Exercise aim: In the entries that follow, how many lines hold the string "this"? Give only that number.

[Begin Entries provided]

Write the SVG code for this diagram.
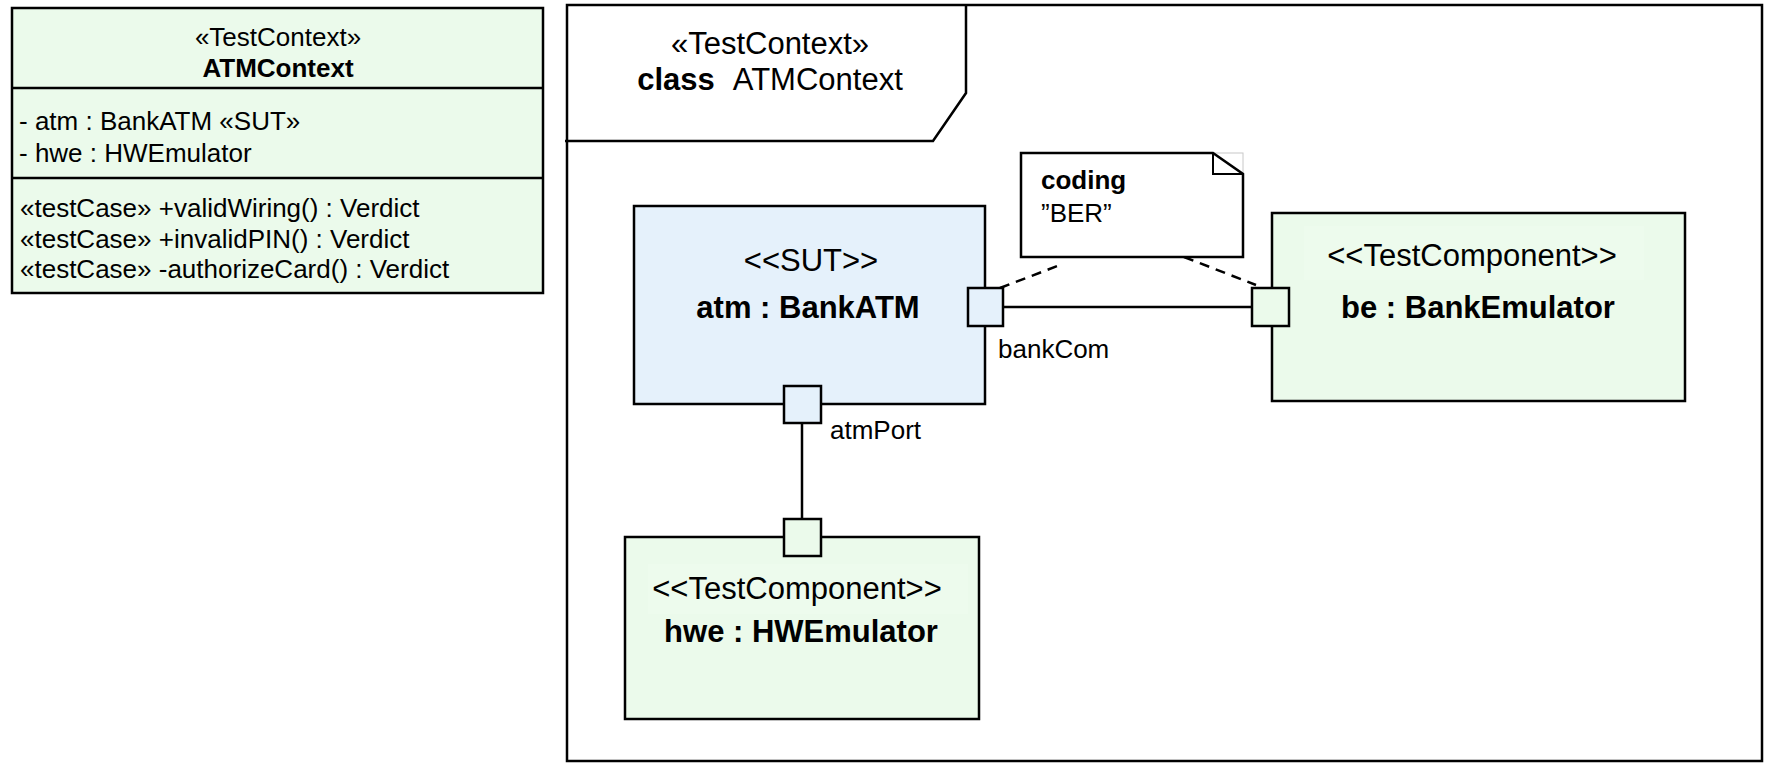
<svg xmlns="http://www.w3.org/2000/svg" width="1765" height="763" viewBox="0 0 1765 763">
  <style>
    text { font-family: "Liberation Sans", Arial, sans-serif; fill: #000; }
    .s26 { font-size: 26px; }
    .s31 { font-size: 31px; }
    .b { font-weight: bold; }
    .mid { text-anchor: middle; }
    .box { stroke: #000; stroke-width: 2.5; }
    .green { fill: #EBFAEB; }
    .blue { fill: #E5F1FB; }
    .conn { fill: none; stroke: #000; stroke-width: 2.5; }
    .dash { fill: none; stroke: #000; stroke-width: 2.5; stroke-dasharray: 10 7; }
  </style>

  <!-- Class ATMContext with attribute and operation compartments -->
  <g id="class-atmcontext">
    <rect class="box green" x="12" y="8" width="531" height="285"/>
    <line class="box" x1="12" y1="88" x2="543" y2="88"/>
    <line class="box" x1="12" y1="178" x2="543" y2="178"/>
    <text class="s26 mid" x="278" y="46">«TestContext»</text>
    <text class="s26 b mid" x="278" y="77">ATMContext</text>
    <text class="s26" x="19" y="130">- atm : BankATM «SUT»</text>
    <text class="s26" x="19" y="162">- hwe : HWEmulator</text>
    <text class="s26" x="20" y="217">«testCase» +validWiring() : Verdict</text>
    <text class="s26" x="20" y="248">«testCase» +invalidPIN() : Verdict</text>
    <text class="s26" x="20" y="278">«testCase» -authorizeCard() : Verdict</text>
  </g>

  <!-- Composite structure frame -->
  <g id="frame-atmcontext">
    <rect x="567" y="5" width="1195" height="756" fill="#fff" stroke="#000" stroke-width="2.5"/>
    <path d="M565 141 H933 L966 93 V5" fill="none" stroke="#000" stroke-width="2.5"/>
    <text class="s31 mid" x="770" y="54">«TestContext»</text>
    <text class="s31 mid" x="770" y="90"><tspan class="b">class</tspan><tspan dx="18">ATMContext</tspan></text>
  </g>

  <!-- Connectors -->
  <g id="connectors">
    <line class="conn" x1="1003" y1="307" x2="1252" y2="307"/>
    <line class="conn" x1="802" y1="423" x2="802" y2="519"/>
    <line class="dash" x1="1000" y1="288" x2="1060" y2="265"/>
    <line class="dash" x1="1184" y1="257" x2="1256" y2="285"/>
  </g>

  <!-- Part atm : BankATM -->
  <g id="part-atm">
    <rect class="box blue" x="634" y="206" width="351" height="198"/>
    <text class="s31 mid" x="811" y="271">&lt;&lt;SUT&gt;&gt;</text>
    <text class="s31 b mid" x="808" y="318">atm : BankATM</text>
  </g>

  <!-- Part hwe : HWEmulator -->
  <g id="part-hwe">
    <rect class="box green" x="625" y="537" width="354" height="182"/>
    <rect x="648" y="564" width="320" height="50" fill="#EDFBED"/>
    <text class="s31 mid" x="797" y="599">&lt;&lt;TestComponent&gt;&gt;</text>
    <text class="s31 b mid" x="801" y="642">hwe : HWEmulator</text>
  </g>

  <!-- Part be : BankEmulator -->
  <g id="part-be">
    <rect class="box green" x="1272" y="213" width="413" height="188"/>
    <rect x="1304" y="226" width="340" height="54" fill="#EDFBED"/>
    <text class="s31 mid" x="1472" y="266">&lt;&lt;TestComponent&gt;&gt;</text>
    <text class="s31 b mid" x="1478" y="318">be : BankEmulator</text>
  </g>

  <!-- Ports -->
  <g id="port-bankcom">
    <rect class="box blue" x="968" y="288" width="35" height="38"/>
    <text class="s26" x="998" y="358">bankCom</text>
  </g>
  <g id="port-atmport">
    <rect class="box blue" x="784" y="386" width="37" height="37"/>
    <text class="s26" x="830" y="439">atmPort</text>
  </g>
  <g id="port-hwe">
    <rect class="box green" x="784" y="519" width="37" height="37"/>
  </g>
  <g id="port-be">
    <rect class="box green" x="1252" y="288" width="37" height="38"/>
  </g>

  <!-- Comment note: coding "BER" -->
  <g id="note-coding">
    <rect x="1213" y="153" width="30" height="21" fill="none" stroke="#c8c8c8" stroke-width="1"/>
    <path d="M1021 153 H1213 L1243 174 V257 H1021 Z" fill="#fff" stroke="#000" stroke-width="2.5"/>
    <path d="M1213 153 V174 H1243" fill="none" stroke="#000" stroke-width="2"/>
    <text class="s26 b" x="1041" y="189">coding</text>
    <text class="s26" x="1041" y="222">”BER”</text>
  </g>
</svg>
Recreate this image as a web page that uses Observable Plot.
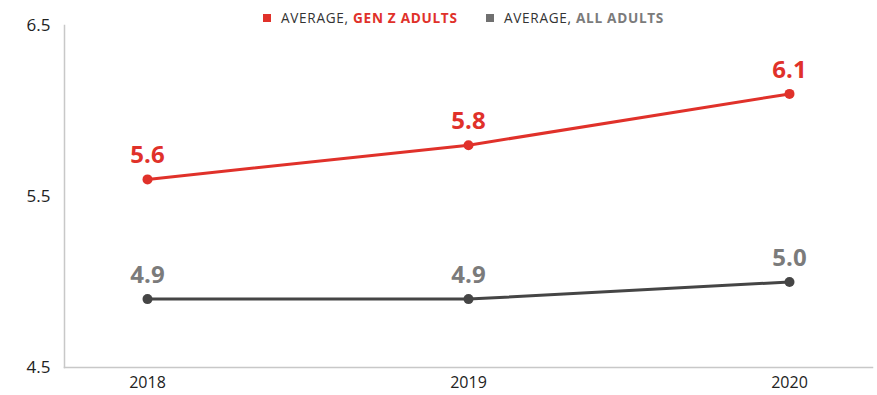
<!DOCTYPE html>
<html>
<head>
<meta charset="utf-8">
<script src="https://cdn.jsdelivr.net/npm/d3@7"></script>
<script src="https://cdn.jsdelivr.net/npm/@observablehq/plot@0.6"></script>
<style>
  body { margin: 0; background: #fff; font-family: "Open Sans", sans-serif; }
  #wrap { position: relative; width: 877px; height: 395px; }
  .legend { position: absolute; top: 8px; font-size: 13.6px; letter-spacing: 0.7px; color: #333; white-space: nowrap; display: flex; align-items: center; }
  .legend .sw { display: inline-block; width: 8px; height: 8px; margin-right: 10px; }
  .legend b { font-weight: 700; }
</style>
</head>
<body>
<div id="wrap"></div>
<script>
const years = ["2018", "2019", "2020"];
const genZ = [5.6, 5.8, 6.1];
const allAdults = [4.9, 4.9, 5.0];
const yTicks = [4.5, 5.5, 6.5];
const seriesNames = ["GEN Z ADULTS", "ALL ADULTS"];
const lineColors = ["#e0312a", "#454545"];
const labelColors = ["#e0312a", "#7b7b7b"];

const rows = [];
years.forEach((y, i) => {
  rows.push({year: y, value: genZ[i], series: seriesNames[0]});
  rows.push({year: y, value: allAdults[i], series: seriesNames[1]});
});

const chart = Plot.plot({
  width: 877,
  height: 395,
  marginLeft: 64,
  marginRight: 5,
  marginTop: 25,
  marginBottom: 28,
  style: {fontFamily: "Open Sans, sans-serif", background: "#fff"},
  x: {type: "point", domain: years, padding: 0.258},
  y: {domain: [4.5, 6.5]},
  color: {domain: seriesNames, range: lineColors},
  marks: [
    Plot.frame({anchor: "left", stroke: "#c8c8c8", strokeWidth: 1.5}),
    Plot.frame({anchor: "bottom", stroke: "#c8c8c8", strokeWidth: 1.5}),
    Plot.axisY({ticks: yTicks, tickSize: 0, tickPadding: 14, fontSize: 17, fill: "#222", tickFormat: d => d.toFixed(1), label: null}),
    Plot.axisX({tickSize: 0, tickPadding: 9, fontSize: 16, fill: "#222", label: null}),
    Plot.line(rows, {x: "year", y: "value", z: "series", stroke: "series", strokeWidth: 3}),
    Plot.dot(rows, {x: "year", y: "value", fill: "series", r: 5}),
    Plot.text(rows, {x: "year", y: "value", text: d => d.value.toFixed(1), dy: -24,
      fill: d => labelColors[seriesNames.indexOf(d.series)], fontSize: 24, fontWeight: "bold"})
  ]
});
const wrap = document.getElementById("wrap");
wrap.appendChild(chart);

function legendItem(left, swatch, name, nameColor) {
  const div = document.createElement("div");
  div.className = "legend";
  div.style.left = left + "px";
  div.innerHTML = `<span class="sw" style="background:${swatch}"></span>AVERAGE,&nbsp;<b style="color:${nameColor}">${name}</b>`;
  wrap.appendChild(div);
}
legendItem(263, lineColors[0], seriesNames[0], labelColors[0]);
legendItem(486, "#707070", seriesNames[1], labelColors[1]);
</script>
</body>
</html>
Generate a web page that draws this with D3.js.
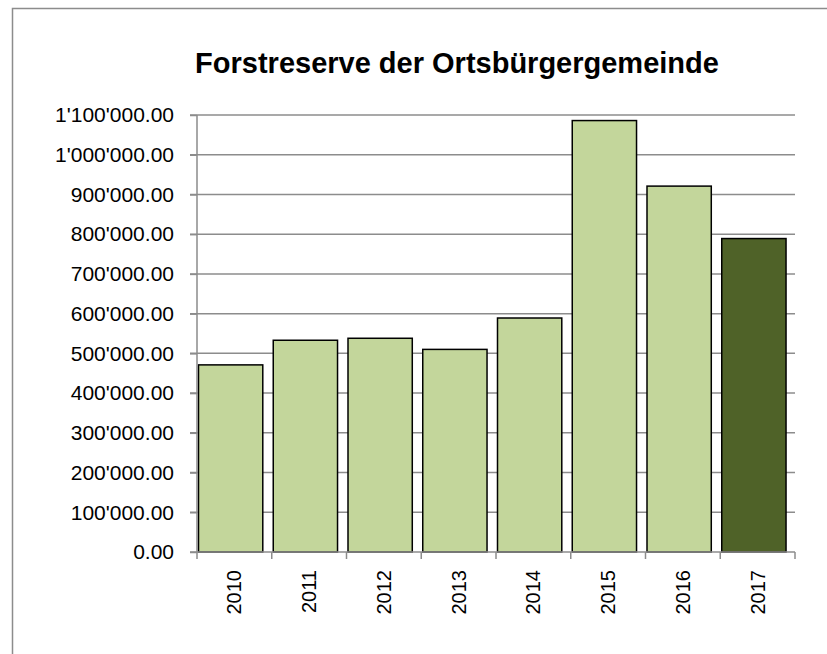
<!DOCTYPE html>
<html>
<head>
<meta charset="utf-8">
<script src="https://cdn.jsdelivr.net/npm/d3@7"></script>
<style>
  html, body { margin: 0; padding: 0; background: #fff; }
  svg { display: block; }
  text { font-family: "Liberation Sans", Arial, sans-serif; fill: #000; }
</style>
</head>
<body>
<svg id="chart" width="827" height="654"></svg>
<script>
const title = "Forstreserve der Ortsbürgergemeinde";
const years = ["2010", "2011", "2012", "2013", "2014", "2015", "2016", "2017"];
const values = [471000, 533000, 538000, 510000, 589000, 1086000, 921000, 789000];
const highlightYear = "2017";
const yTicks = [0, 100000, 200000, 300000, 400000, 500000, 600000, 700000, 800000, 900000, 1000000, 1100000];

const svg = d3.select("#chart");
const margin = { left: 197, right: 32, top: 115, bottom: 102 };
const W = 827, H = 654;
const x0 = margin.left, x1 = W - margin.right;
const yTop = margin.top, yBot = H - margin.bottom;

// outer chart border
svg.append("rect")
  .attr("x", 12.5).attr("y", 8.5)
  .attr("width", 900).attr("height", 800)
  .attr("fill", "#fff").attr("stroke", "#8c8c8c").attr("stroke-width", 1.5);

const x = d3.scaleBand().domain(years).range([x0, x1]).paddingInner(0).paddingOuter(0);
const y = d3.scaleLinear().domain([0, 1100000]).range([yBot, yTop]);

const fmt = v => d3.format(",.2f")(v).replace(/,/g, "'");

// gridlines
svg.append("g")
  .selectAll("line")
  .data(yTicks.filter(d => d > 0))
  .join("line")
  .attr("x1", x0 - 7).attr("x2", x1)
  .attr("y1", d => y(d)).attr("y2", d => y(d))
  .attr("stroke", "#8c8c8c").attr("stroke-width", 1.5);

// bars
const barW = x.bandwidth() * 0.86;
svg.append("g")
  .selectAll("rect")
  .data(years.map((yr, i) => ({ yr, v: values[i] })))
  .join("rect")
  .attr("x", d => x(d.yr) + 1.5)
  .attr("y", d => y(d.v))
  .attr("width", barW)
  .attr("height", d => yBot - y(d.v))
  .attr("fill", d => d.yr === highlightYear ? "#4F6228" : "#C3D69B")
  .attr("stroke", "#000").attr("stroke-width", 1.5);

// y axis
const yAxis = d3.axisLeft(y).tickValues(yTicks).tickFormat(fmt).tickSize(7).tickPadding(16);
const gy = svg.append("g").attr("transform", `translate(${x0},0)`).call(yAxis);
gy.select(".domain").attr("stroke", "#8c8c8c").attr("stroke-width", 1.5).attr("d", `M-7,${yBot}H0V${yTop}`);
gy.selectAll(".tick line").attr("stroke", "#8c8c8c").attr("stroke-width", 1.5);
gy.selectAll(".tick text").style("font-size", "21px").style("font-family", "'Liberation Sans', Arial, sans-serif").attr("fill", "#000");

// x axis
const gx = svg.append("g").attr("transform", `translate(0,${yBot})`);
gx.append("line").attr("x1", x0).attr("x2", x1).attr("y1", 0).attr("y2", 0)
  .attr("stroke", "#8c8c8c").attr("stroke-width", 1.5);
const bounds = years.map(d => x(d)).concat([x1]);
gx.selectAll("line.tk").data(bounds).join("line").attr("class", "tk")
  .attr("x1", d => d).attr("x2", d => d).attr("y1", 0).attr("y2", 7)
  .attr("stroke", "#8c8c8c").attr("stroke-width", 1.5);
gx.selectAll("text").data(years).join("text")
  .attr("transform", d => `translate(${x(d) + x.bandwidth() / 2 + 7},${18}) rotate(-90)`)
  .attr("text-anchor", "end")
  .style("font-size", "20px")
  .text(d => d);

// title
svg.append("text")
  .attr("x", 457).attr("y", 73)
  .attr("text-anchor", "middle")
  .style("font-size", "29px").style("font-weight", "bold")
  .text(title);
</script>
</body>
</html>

[End Entries provided]

Expected answer: 3